The final result is that both capacitors have one and the same charge $$q$$:

which in turn causes capacitor $$C_1$$ to have voltage $$V_1=\frac{q}{C_1}$$ and capacitor $$C_2$$ to have voltage $$V_2=\frac{q}{C_2}$$.

By the loop rule,

KVL 1

$V-V_1-V_2=0$

$V=V_1+V_2$

$V=\frac{q}{C_1}+\frac{q}{C_2}$

$V=q(\frac{1}{C_1}+\frac{1}{C_2})$

$q=\frac{1}{\frac{1}{C_1}+\frac{1}{C_2}}V$

So, what we’re saying is, that when you put a voltage $$V$$ across the two-terminal circuit element

an amount of charge $$q=\frac{1}{\frac{1}{C_1}+\frac{1}{C_2}}V$$ is moved from the bottom terminal of the combination circuit element, around the circuit, to the top terminal. Then charge stops moving. Recall that we defined the capacitance of a capacitor to be the ratio $$\frac{q}{V}$$ of the charge on the capacitor to the corresponding voltage across the capacitor. $$\frac{q}{V}$$ for our two-terminal combination circuit element is thus the equivalent capacitance of the two terminal circuit element. Solving $$q=\frac{1}{\frac{1}{C_1}+\frac{1}{C_2}}V$$ for the ratio $$\frac{q}{V}$$ yields $$\frac{q}{V}=\frac{1}{\frac{1}{C_1}+\frac{1}{C_2}}$$ so our equivalent capacitance for two capacitors in series is $$C_s=\frac{1}{\frac{1}{C_1}+\frac{1}{C_2}}$$

By logical induction, we can extend this argument to cover any number of capacitors in series with each other, obtaining:

$C_s=\frac{1}{\frac{1}{C_1}+\frac{1}{C_2}+\frac{1}{C_3}+...}\label{14-1}$

As far as making things easy to remember, it’s just too bad the way things work out sometimes. This expression is mathematically identical to the expression for resistors in parallel. But, this expression is for capacitors in series.

### Capacitors in Parallel

Suppose we put a voltage $$V$$ across a combination circuit element consisting of a pair of capacitors in parallel with each other:

It is clear from the diagram that the voltage across each capacitor is just the EMF $$V$$ since the voltage across every component in the circuit is the potential difference between the same two conductors.

So what happens (almost instantaneously) when we make that final connection? Answer: The seat of EMF pulls charge off the bottom plates of the two capacitors and pushes it onto the top plates until the charge on $$C_1$$ is $$q_1 = C_1V$$ and the charge on $$C_2$$ is $$q_2 = C_2V$$.

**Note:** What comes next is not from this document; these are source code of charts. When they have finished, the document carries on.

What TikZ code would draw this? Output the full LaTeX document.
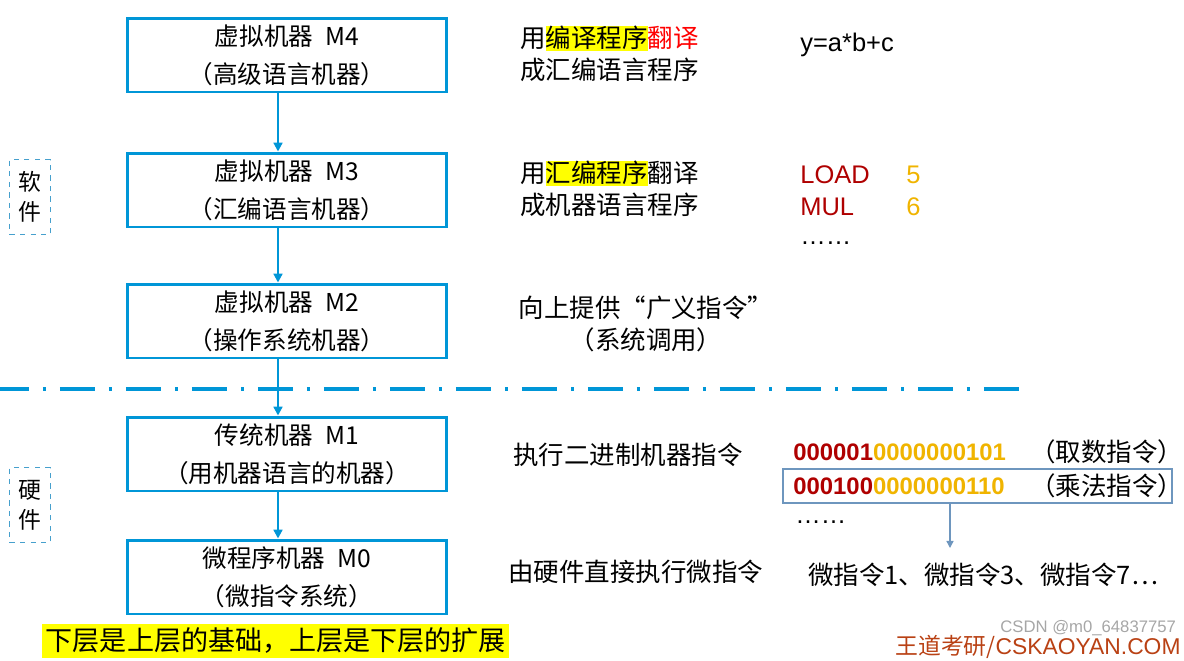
\documentclass[tikz,border=0pt]{standalone}
\usepackage{fontspec}
\setmainfont{Noto Sans CJK SC}
\newfontfamily\lat{Liberation Sans}
\usetikzlibrary{arrows.meta}
\definecolor{boxblue}{RGB}{0,150,215}
\definecolor{dashblue}{RGB}{70,160,205}
\definecolor{hlyellow}{RGB}{255,255,0}
\definecolor{codered}{RGB}{175,0,0}
\definecolor{codegold}{RGB}{240,180,0}
\definecolor{selgray}{RGB}{110,150,190}
\definecolor{wdbrown}{RGB}{185,65,20}
\newcommand{\hlt}[1]{{\setlength{\fboxsep}{0pt}\colorbox{hlyellow}{\rule[-0.15em]{0pt}{0.95em}#1}}}
\begin{document}
\begin{tikzpicture}[x=0.02cm,y=-0.02cm,every node/.style={inner sep=0pt},
  machine/.style={draw=boxblue,line width=1.7pt,minimum width=6.4cm,minimum height=1.48cm,align=center,font=\fontsize{14}{21.6}\selectfont},
  layer/.style={draw=dashblue,dashed,line width=0.6pt,minimum width=0.82cm,minimum height=1.5cm,align=center,font=\fontsize{13}{17}\selectfont},
  note/.style={anchor=west,align=left,font=\fontsize{14.5}{18.4}\selectfont},
  code/.style={anchor=west,font=\fontsize{14.5}{18}\selectfont\lat},
  bits/.style={anchor=west,font=\fontsize{13.6}{16}\selectfont\lat\bfseries},
  flow/.style={-{Triangle[length=5pt,width=5pt]},draw=boxblue,line width=1.2pt}]
\useasboundingbox (0,0) rectangle (1184,660);
\node[machine] (m4) at (287,55) {虚拟机器\enspace M4\\（高级语言机器）};
\node[machine] (m3) at (287,190) {虚拟机器\enspace M3\\（汇编语言机器）};
\node[machine] (m2) at (287,321) {虚拟机器\enspace M2\\（操作系统机器）};
\node[machine] (m1) at (287,454) {传统机器\enspace M1\\（用机器语言的机器）};
\node[machine] (m0) at (287,577) {微程序机器\enspace M0\\（微指令系统）};
\node[layer] (soft) at (30,197) {软\\件};
\node[layer] (hard) at (30,505) {硬\\件};
\draw[boxblue,line width=1.8pt,dash pattern=on 0.7cm off 0.28cm on 0.06cm off 0.28cm,dash phase=0.12cm] (0,389) -- (1020,389);
\foreach \a/\b in {m4/m3,m3/m2,m2/m1,m1/m0}
  \draw[flow] ([xshift=-0.18cm]\a.south) -- ([xshift=-0.18cm]\b.north);
\node[note] (t4) at (520,54) {用\hlt{编译程序}\textcolor{red}{翻译}\\成汇编语言程序};
\node[code] (expr) at (800,45) {y=a*b+c};
\node[note] (t3) at (520,189) {用\hlt{汇编程序}翻译\\成机器语言程序};
\node[code,text=codered] (load) at (800,175) {LOAD};
\node[code,text=codegold] (five) at (906,175) {5};
\node[code,text=codered] (mul) at (800,207) {MUL};
\node[code,text=codegold] (six) at (906,207) {6};
\node[code] (more3) at (800,243) {……};
\node[note,anchor=center,align=center] (t2) at (646,324) {向上提供“广义指令”\\（系统调用）};
\node[note] (t1) at (513,455) {执行二进制机器指令};
\node[bits] (bin1) at (793,452) {\textcolor{codered}{000001}\textcolor{codegold}{0000000101}};
\node[note] (ins1) at (1030,452) {（取数指令）};
\node[draw=selgray,line width=0.8pt,minimum width=7.78cm,minimum height=0.68cm] (sel) at (977.5,486) {};
\node[bits] (bin2) at (793,486) {\textcolor{codered}{000100}\textcolor{codegold}{0000000110}};
\node[note] (ins2) at (1030,486) {（乘法指令）};
\node[code] (more1) at (795,522) {……};
\coordinate (mi) at (950,548);
\draw[-{Triangle[length=4pt,width=4pt]},selgray,line width=0.8pt] (sel.south -| mi) -- (mi);
\node[note] (t0) at (508,572) {由硬件直接执行微指令};
\node[note] (micro) at (808,575) {微指令1、微指令3、微指令7…};
\node[fill=hlyellow,anchor=west,minimum height=0.68cm,inner xsep=2pt,font=\fontsize{15.4}{18}\selectfont] (base) at (42,641) {下层是上层的基础，上层是下层的扩展};
\node[anchor=west,text=wdbrown,font=\fontsize{13}{16}\selectfont] (wd) at (895,647) {王道考研/{\lat CSKAOYAN.COM}};
\node[anchor=west,text=gray!70,font=\fontsize{9.5}{11}\selectfont\lat] (csdn) at (1000,628) {CSDN @m0\_64837757};
\end{tikzpicture}
\end{document}
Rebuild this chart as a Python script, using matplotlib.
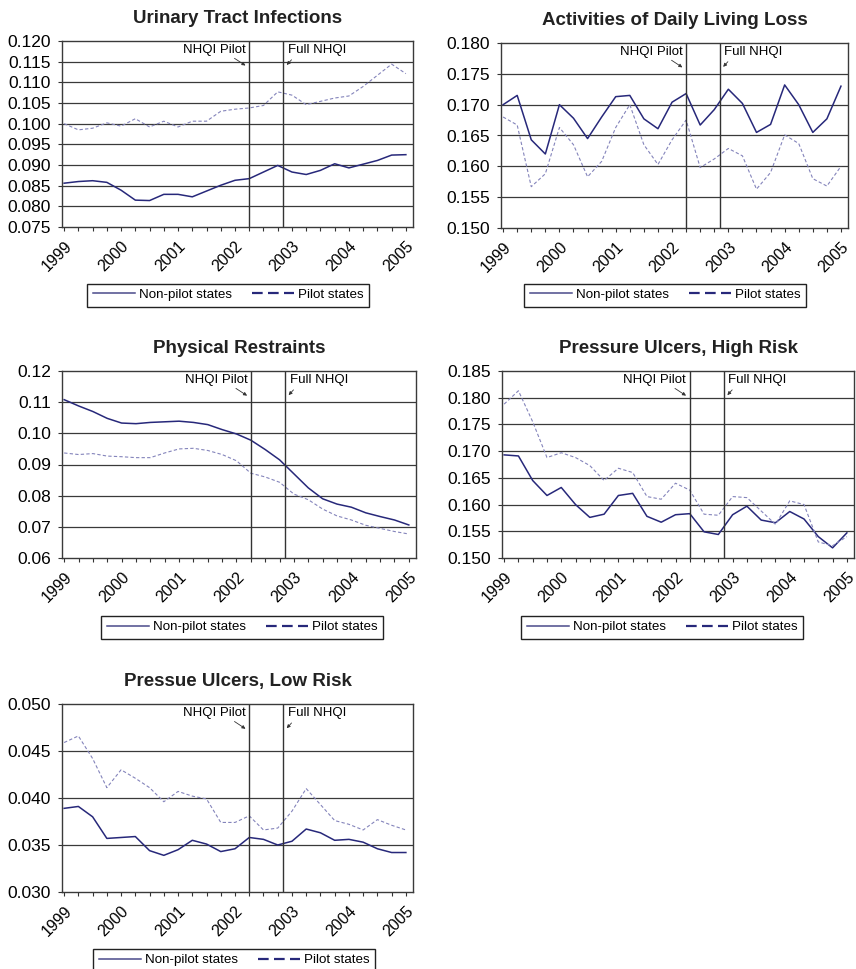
import matplotlib
matplotlib.use('Agg')
import matplotlib.pyplot as plt
import matplotlib.transforms as mtransforms
from matplotlib.lines import Line2D
import numpy as np

plt.rcParams['font.family'] = ['Liberation Sans', 'DejaVu Sans']

# quarterly observations, 1999 Q1 .. 2005 Q1
quarters = np.arange(25)
year_labels = ['1999', '2000', '2001', '2002', '2003', '2004', '2005']
pilot_start = 13.0   # NHQI Pilot
full_start = 15.4    # Full NHQI

uti_nonpilot = [0.0856, 0.0860, 0.0862, 0.0858, 0.0839, 0.0815, 0.0814, 0.0829, 0.0829,
                0.0823, 0.0837, 0.0851, 0.0863, 0.0867, 0.0883, 0.0899, 0.0883, 0.0877,
                0.0887, 0.0903, 0.0893, 0.0902, 0.0911, 0.0924, 0.0925]
uti_pilot = [0.1000, 0.0985, 0.0989, 0.1002, 0.0994, 0.1012, 0.0992, 0.1006, 0.0992,
             0.1006, 0.1006, 0.1030, 0.1035, 0.1038, 0.1044, 0.1077, 0.1069, 0.1046,
             0.1054, 0.1062, 0.1067, 0.1090, 0.1117, 0.1144, 0.1121]

adl_nonpilot = [0.1700, 0.1715, 0.1643, 0.1620, 0.1700, 0.1678, 0.1645, 0.1680, 0.1713,
                0.1715, 0.1677, 0.1661, 0.1704, 0.1718, 0.1667, 0.1692, 0.1725, 0.1702,
                0.1655, 0.1668, 0.1732, 0.1700, 0.1655, 0.1677, 0.1730]
adl_pilot = [0.1680, 0.1667, 0.1567, 0.1588, 0.1663, 0.1635, 0.1583, 0.1608, 0.1663,
             0.1700, 0.1635, 0.1603, 0.1643, 0.1675, 0.1598, 0.1612, 0.1629, 0.1617,
             0.1563, 0.1590, 0.1651, 0.1637, 0.1580, 0.1568, 0.1600]

pr_nonpilot = [0.1108, 0.1088, 0.1070, 0.1048, 0.1033, 0.1031, 0.1035, 0.1037, 0.1039,
               0.1035, 0.1028, 0.1012, 0.0998, 0.0978, 0.0948, 0.0915, 0.0870, 0.0825,
               0.0790, 0.0773, 0.0763, 0.0745, 0.0733, 0.0722, 0.0706]
pr_pilot = [0.0937, 0.0932, 0.0935, 0.0927, 0.0925, 0.0922, 0.0922, 0.0937, 0.0950,
            0.0952, 0.0945, 0.0932, 0.0912, 0.0872, 0.0860, 0.0843, 0.0805, 0.0787,
            0.0757, 0.0735, 0.0722, 0.0705, 0.0695, 0.0685, 0.0677]

puh_nonpilot = [0.1693, 0.1691, 0.1645, 0.1617, 0.1632, 0.1600, 0.1576, 0.1582, 0.1617,
                0.1621, 0.1578, 0.1567, 0.1581, 0.1583, 0.1549, 0.1544, 0.1581, 0.1597,
                0.1571, 0.1566, 0.1587, 0.1573, 0.1540, 0.1519, 0.1547]
puh_pilot = [0.1788, 0.1813, 0.1755, 0.1688, 0.1697, 0.1688, 0.1673, 0.1645, 0.1668,
             0.1660, 0.1615, 0.1610, 0.1640, 0.1627, 0.1582, 0.1580, 0.1615, 0.1613,
             0.1588, 0.1563, 0.1607, 0.1600, 0.1530, 0.1523, 0.1540]

pul_nonpilot = [0.0389, 0.0391, 0.0380, 0.0357, 0.0358, 0.0359, 0.0344, 0.0339, 0.0345,
                0.0355, 0.0351, 0.0343, 0.0346, 0.0358, 0.0356, 0.0350, 0.0354, 0.0367,
                0.0363, 0.0355, 0.0356, 0.0353, 0.0346, 0.0342, 0.0342]
pul_pilot = [0.0459, 0.0466, 0.0442, 0.0411, 0.0430, 0.0421, 0.0411, 0.0396, 0.0407,
             0.0402, 0.0399, 0.0374, 0.0374, 0.0381, 0.0366, 0.0368, 0.0386, 0.0410,
             0.0393, 0.0376, 0.0372, 0.0366, 0.0377, 0.0371, 0.0366]

W, H = 856, 969
NAVY = '#27287a'

# (title, nonpilot, pilot, yticks, fmt, axes box px [l, t, r, b], legend centre px)
panels = [
    ('Urinary Tract Infections', uti_nonpilot, uti_pilot,
     np.arange(0.075, 0.1201, 0.005), '%.3f', (62, 41, 413, 227), (228, 295)),
    ('Activities of Daily Living Loss', adl_nonpilot, adl_pilot,
     np.arange(0.150, 0.1801, 0.005), '%.3f', (501, 43, 848, 228), (665, 295)),
    ('Physical Restraints', pr_nonpilot, pr_pilot,
     np.arange(0.06, 0.1201, 0.01), '%.2f', (62, 371, 416, 558), (242, 627)),
    ('Pressure Ulcers, High Risk', puh_nonpilot, puh_pilot,
     np.arange(0.150, 0.1851, 0.005), '%.3f', (502, 371, 854, 558), (662, 627)),
    ('Pressue Ulcers, Low Risk', pul_nonpilot, pul_pilot,
     np.arange(0.030, 0.0501, 0.005), '%.3f', (62, 704, 413, 892), (234, 960)),
]

fig = plt.figure(figsize=(W / 100, H / 100), dpi=100)

for title, nonpilot, pilot, yt, fmt, box, leg in panels:
    l, t, r, b = box
    ax = fig.add_axes([l / W, 1 - b / H, (r - l) / W, (b - t) / H])

    ax.plot(quarters, nonpilot, color=NAVY, lw=1.1)
    ax.plot(quarters, pilot, color='#8484bb', lw=0.8, ls=(0, (3, 2)))

    ax.set_xlim(-0.15, 24.5)
    ax.set_ylim(yt[0], yt[-1])
    ax.set_yticks(yt)
    ax.set_yticklabels([fmt % v for v in yt], fontsize=12.5)
    ax.set_xticks(quarters[::4])
    ax.set_xticks(quarters, minor=True)
    ax.set_xticklabels(year_labels, rotation=45, ha='right', va='top',
                       rotation_mode='anchor', fontsize=11.5)
    ax.tick_params(axis='both', which='both', direction='out', length=3,
                   width=0.8, color='#333333')
    ax.tick_params(axis='x', pad=5)
    ax.tick_params(axis='y', pad=5)
    for v in yt[1:-1]:
        ax.axhline(v, color='#3a3a3a', lw=0.9, zorder=0)
    for s in ax.spines.values():
        s.set_color('#3a3a3a')
        s.set_linewidth(1.0)

    ax.axvline(pilot_start, color='#333333', lw=1.0)
    ax.axvline(full_start, color='#333333', lw=1.0)

    trans = mtransforms.blended_transform_factory(ax.transData, ax.transAxes)
    ax.text(pilot_start - 0.25, 0.95, 'NHQI Pilot', transform=trans,
            ha='right', va='center', fontsize=9.5)
    ax.text(full_start + 0.3, 0.95, 'Full NHQI', transform=trans,
            ha='left', va='center', fontsize=9.5)
    ax.annotate('', xy=(pilot_start - 0.1, 0.86), xytext=(pilot_start - 1.2, 0.915),
                xycoords=('data', 'axes fraction'), textcoords=('data', 'axes fraction'),
                arrowprops=dict(arrowstyle='-|>', color='#333333', lw=0.6,
                                mutation_scale=5))
    ax.annotate('', xy=(full_start + 0.1, 0.86), xytext=(full_start + 0.7, 0.91),
                xycoords=('data', 'axes fraction'), textcoords=('data', 'axes fraction'),
                arrowprops=dict(arrowstyle='-|>', color='#333333', lw=0.6,
                                mutation_scale=5))

    ax.set_title(title, fontsize=13.5, fontweight='bold', pad=13, color='#222222')

    handles = [Line2D([], [], color='#4a4a8a', lw=1.1),
               Line2D([], [], color=NAVY, lw=1.6, ls=(0, (4.8, 2.4)))]
    ax.legend(handles, ['Non-pilot states', 'Pilot states'], loc='center',
              bbox_to_anchor=(leg[0] / W, 1 - leg[1] / H),
              bbox_transform=fig.transFigure, ncol=2, fontsize=9.6,
              fancybox=False, edgecolor='#222222', framealpha=1,
              handlelength=3.2, columnspacing=1.5, handletextpad=0.25,
              borderpad=0.4, borderaxespad=0)

fig.savefig('out.png', dpi=100)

To do that, the seat of EMF has to move a total charge of

$q=q_1+q_2$

$q=C_1V+C_2V$

$q=(C_1+C_2)V$

Solving the last equation, $$q=(C_1+C_2)V$$, for the equivalent capacitance $$C_P$$, defined as $$q/V$$, yields:

$\frac{q}{V}=C_1+C_2$

$C_p=C_1+C_2$

In other words:

So, the equivalent capacitance of capacitors in parallel is simply the sum of the individual capacitances. (This is the way resistors in series combine.) By means of inductive reasoning, the result can be extended to any number of capacitors, yielding:

$C_P=C_1+C_2+C_3+...\label{14-2}$

### Concluding Remarks

The facts that the voltage is the same for capacitors in parallel and the charge is the same for capacitors in series are important, but, if you look at these as two more things that you have to commit to memory then you are not going about your study of physics the right way. You need to be able to “see” that the charge on capacitors in series has to be the same because the charge on one capacitor comes from its (originally-neutral) neighbor. You need to be able to “see” that the voltage across capacitors in parallel has to be the same because, for each capacitor, the voltage is the potential difference between the same two conductors.